The Cash Conversion Cycle for Exporters
The formula: CCC = Days Inventory Outstanding (DIO) + Days Sales Outstanding (DSO) − Days Payable Outstanding (DPO)
For an export-oriented manufacturer, the components typically look like this:
- DIO: 20–40 days depending on production cycle length, raw material lead times, and finished goods buffer stock. Manufacturers with long-lead specialised components carry higher DIO than batch commodity producers.
- DSO: 45–90 days for export sales. The export DSO is structurally higher than domestic DSO because: (1) international payment terms are typically longer than domestic, (2) transit time delays invoice submission, and (3) cross-border payment processing adds 2–5 days to collection vs domestic ACH/SEPA.
- DPO: 30–60 days depending on supplier negotiating position.
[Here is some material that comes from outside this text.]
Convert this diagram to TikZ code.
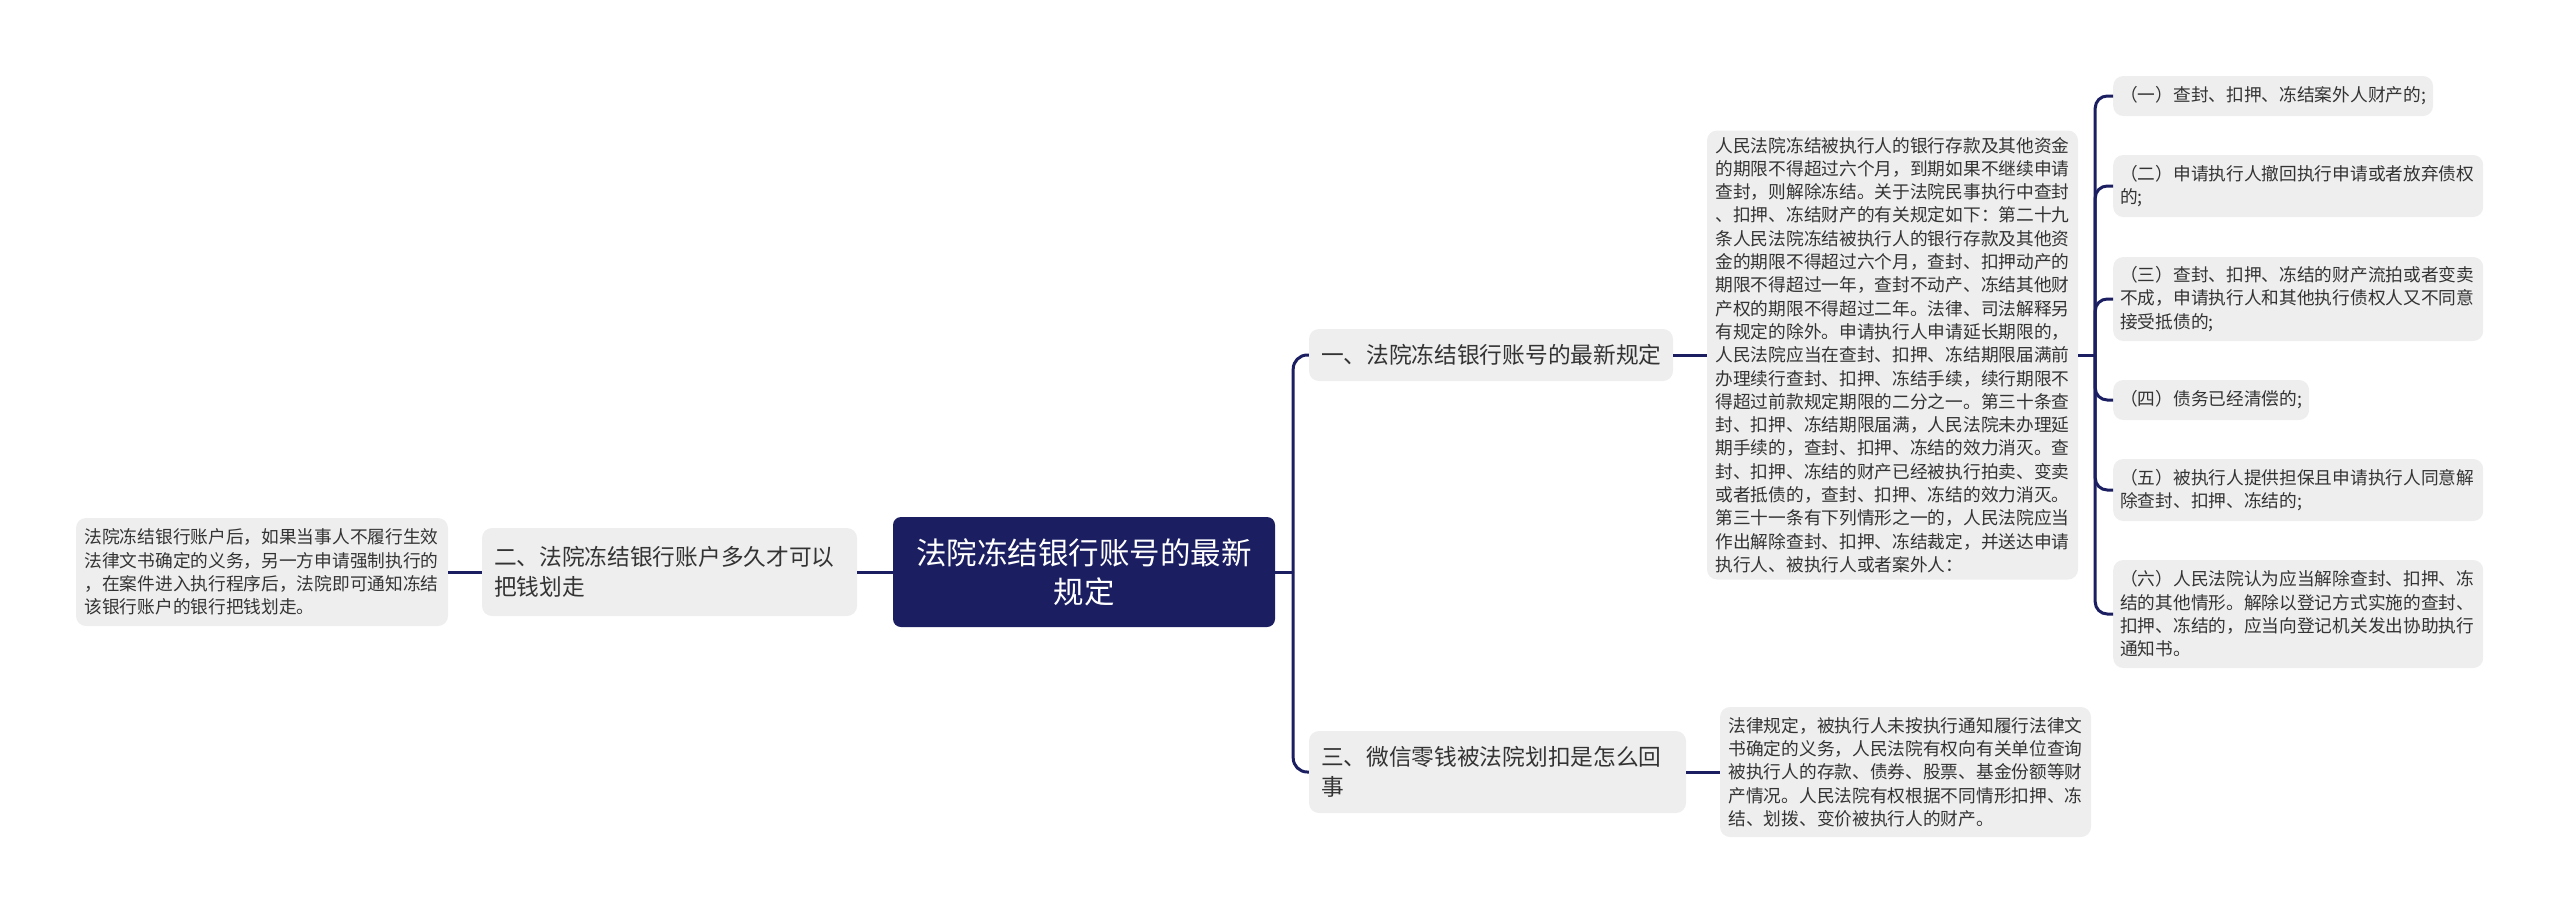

DPO is the offsetting lever — extending payment terms to suppliers (where the relationship allows) reduces the net CCC.
An exporter with DIO of 30 days, export DSO of 75 days, and DPO of 45 days has a CCC of 60 days. At €5M monthly export revenue, this represents approximately €10M of capital locked in the cycle — capital that is not available for investment, debt reduction, or opportunistic procurement.
The DSO Lever: Why It Matters Most
DIO is largely determined by production requirements — you can't arbitrarily shorten a 6-week manufacturing cycle. DPO is bounded by supplier relationships — pushing payment terms beyond what suppliers will accept damages supply chain reliability. DSO, by contrast, can be structurally reduced through financing without renegotiating with the buyer.
Invoice financing reduces effective export DSO from the buyer's payment date to the financing advance date — typically 24 hours from B/L submission. A 75-day DSO becomes a 1-day DSO for the 90% advance portion. The result: the €10M in the cycle example above shrinks to approximately €1M (the residual 10% plus the DIO and DPO components), releasing €9M of working capital that was previously locked in transit receivables.
This is not an accounting trick. The cash is physically released from the receivable and available for operational use — procurement, capex, debt service, or simply sitting in a treasury account earning interest.
Levers Beyond Invoice Financing
Payment Term Negotiation
The most direct lever is reducing buyer payment terms — net 60 to net 45, for example. This requires commercial negotiation and is often resisted by large buyers. However, many exporters haven't systematically reviewed payment terms across their buyer portfolio and may find some buyers willing to shorten terms in exchange for commercial concessions (pricing, exclusivity, priority capacity). A payment term audit across the top 10 buyers by receivable volume is a straightforward treasury task.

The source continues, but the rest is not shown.